Instructions to follow: In the listing that follows, count every line with the word "this" in it and write only the total.

Records for the task:
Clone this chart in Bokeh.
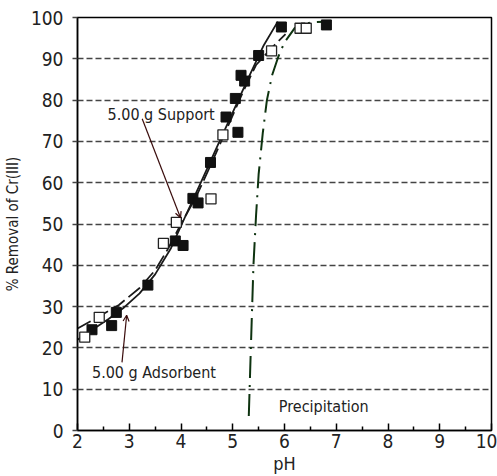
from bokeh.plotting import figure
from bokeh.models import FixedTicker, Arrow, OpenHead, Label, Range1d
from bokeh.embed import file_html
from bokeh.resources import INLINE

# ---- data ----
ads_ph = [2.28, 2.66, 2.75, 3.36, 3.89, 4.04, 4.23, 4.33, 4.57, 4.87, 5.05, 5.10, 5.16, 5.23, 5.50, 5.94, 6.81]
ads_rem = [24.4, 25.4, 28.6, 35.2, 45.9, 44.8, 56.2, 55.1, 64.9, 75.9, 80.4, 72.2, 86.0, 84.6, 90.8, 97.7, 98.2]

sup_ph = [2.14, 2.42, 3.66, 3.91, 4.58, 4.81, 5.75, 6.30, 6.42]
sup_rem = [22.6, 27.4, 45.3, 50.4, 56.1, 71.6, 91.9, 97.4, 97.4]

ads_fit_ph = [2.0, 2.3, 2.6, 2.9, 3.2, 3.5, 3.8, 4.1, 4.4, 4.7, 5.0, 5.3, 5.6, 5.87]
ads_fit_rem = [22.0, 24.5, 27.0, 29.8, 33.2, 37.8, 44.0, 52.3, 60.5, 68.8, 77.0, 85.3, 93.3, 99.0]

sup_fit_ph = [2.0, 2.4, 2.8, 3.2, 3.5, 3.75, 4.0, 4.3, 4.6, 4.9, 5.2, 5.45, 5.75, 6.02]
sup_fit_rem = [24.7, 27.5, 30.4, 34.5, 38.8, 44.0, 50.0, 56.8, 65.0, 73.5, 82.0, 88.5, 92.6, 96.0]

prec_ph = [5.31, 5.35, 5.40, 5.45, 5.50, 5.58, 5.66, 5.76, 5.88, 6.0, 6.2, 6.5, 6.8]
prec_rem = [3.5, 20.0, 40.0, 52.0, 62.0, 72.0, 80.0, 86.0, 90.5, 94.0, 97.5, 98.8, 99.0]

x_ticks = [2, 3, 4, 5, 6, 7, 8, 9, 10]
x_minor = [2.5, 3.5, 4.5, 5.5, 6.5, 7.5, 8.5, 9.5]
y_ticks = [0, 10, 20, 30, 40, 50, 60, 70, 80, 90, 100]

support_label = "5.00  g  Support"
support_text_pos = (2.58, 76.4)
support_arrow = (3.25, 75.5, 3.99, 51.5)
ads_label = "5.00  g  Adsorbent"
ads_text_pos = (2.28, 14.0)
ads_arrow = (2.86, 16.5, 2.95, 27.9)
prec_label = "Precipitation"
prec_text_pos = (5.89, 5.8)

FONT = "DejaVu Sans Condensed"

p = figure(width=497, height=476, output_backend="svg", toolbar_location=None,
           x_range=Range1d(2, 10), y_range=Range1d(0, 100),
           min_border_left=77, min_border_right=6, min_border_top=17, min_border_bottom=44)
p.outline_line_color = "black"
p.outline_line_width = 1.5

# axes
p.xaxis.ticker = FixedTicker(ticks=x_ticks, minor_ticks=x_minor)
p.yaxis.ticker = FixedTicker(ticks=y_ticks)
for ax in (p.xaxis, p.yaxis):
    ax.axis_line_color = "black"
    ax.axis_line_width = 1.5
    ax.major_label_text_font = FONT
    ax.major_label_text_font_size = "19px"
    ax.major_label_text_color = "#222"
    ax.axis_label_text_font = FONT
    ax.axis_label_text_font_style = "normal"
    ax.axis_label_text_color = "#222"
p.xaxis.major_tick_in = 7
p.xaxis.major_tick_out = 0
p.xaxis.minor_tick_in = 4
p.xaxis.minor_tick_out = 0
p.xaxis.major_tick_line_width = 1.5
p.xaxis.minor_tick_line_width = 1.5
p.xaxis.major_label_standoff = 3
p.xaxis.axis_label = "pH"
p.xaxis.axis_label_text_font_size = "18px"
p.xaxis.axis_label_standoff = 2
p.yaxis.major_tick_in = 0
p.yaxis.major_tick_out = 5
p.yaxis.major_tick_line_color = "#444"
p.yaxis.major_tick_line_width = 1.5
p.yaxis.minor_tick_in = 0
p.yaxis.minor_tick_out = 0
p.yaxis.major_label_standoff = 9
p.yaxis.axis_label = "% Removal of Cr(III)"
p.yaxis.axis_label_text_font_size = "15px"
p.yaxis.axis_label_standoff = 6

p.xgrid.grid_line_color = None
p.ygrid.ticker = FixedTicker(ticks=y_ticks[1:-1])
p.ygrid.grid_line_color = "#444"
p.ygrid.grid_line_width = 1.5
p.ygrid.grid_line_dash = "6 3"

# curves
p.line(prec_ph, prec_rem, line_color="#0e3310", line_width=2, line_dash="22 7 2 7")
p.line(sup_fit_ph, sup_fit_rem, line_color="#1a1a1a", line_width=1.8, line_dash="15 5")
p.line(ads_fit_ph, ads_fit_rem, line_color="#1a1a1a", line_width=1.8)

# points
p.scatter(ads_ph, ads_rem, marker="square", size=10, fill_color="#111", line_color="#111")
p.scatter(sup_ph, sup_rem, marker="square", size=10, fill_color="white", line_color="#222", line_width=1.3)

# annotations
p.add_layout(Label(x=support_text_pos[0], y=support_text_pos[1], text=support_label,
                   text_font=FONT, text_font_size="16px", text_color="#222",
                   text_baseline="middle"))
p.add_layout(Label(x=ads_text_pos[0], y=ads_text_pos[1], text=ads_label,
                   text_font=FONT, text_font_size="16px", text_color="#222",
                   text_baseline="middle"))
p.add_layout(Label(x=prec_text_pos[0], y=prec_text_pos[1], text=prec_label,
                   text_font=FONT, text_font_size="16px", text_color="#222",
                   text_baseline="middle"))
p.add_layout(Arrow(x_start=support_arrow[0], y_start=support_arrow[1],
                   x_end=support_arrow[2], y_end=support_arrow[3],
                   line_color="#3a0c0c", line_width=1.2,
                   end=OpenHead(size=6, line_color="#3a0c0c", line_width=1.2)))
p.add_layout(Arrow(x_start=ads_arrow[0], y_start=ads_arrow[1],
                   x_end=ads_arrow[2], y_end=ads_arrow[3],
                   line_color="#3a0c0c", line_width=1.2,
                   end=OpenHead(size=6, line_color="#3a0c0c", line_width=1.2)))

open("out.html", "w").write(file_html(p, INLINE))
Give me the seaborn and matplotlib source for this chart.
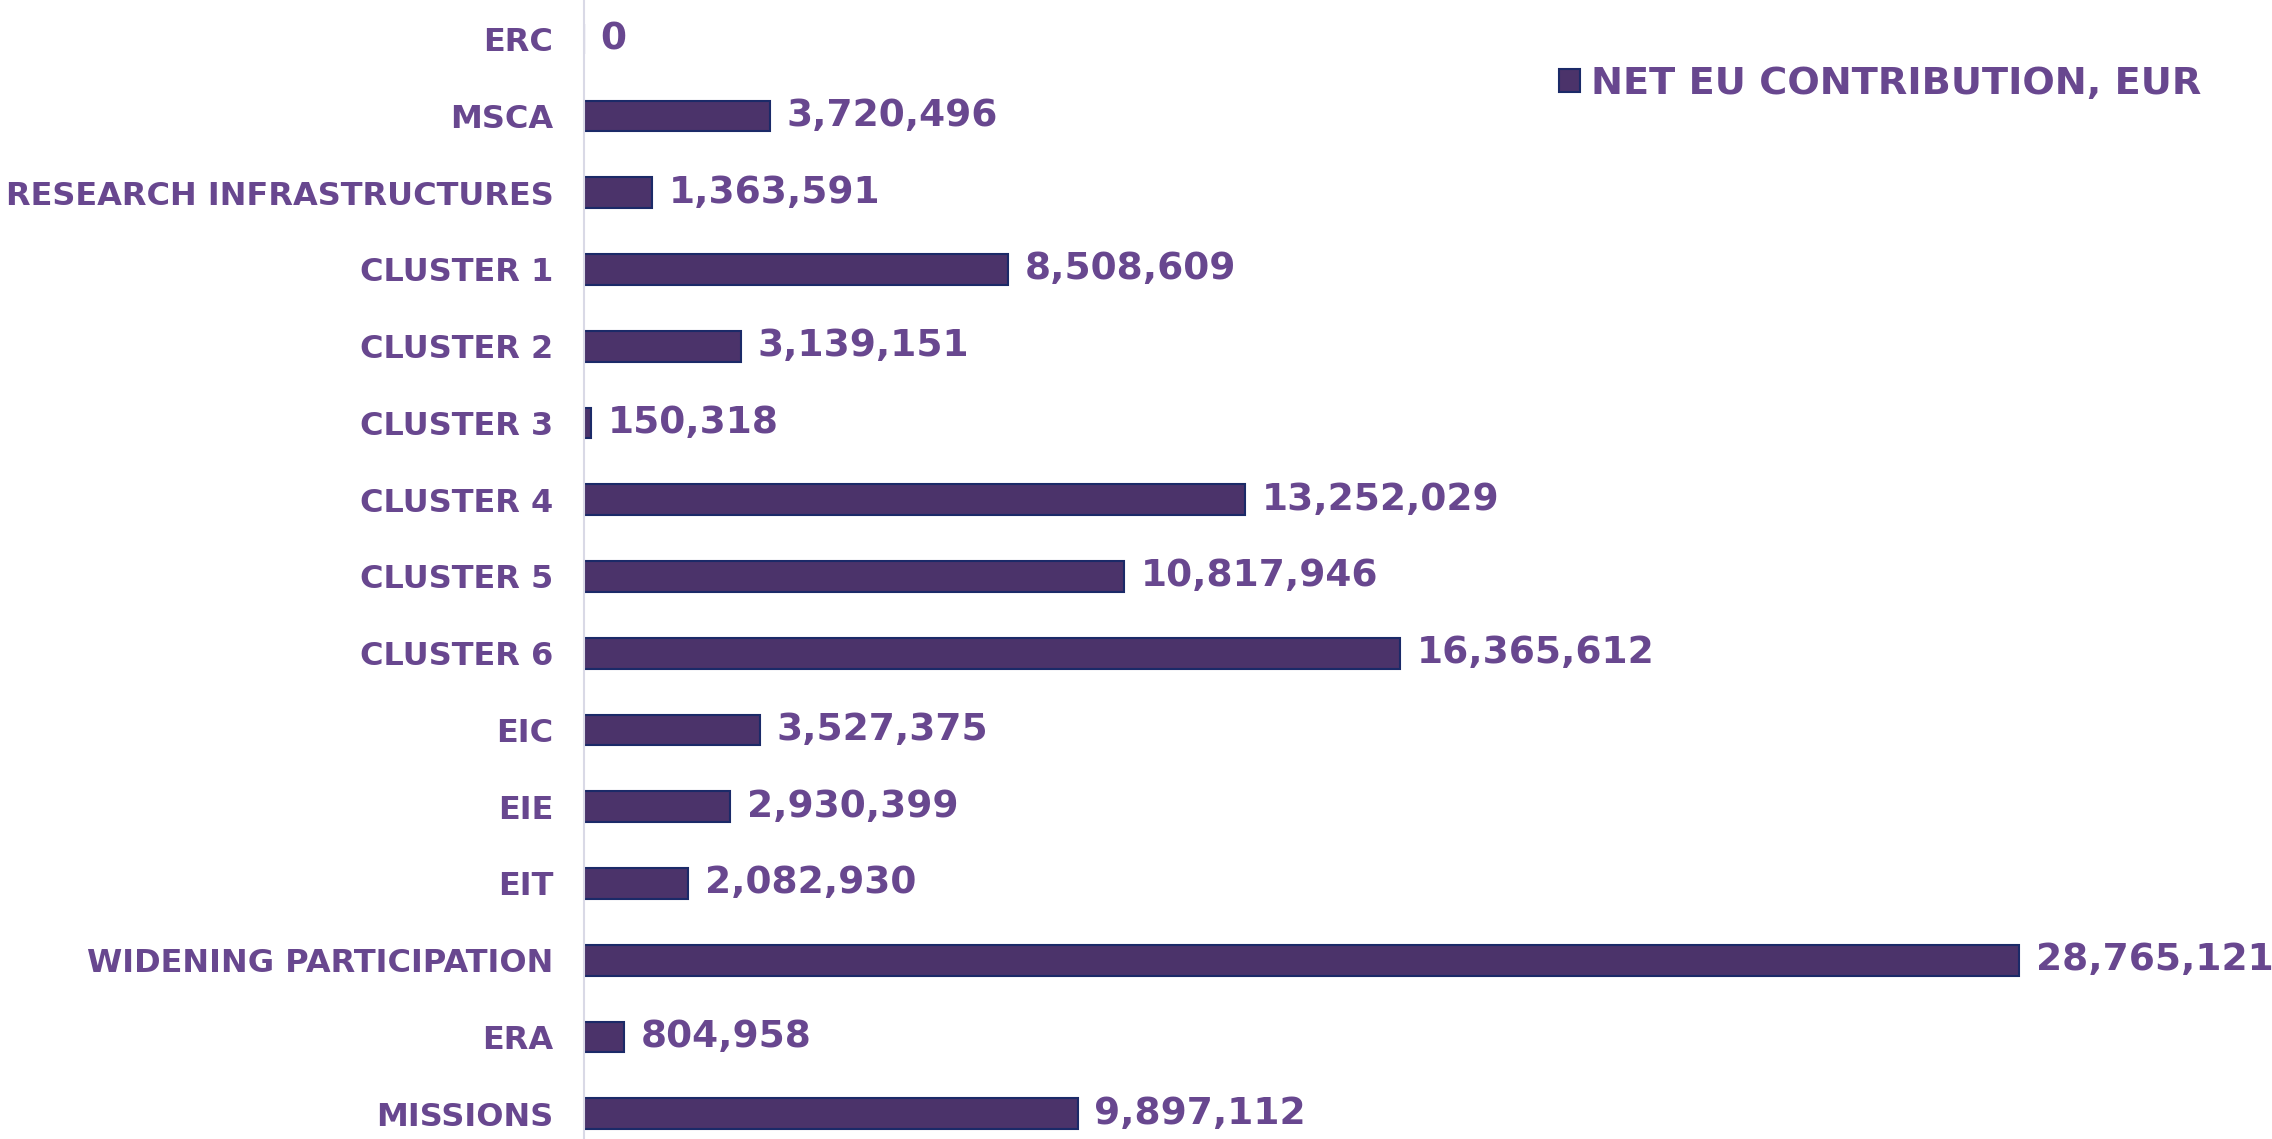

Solution: 2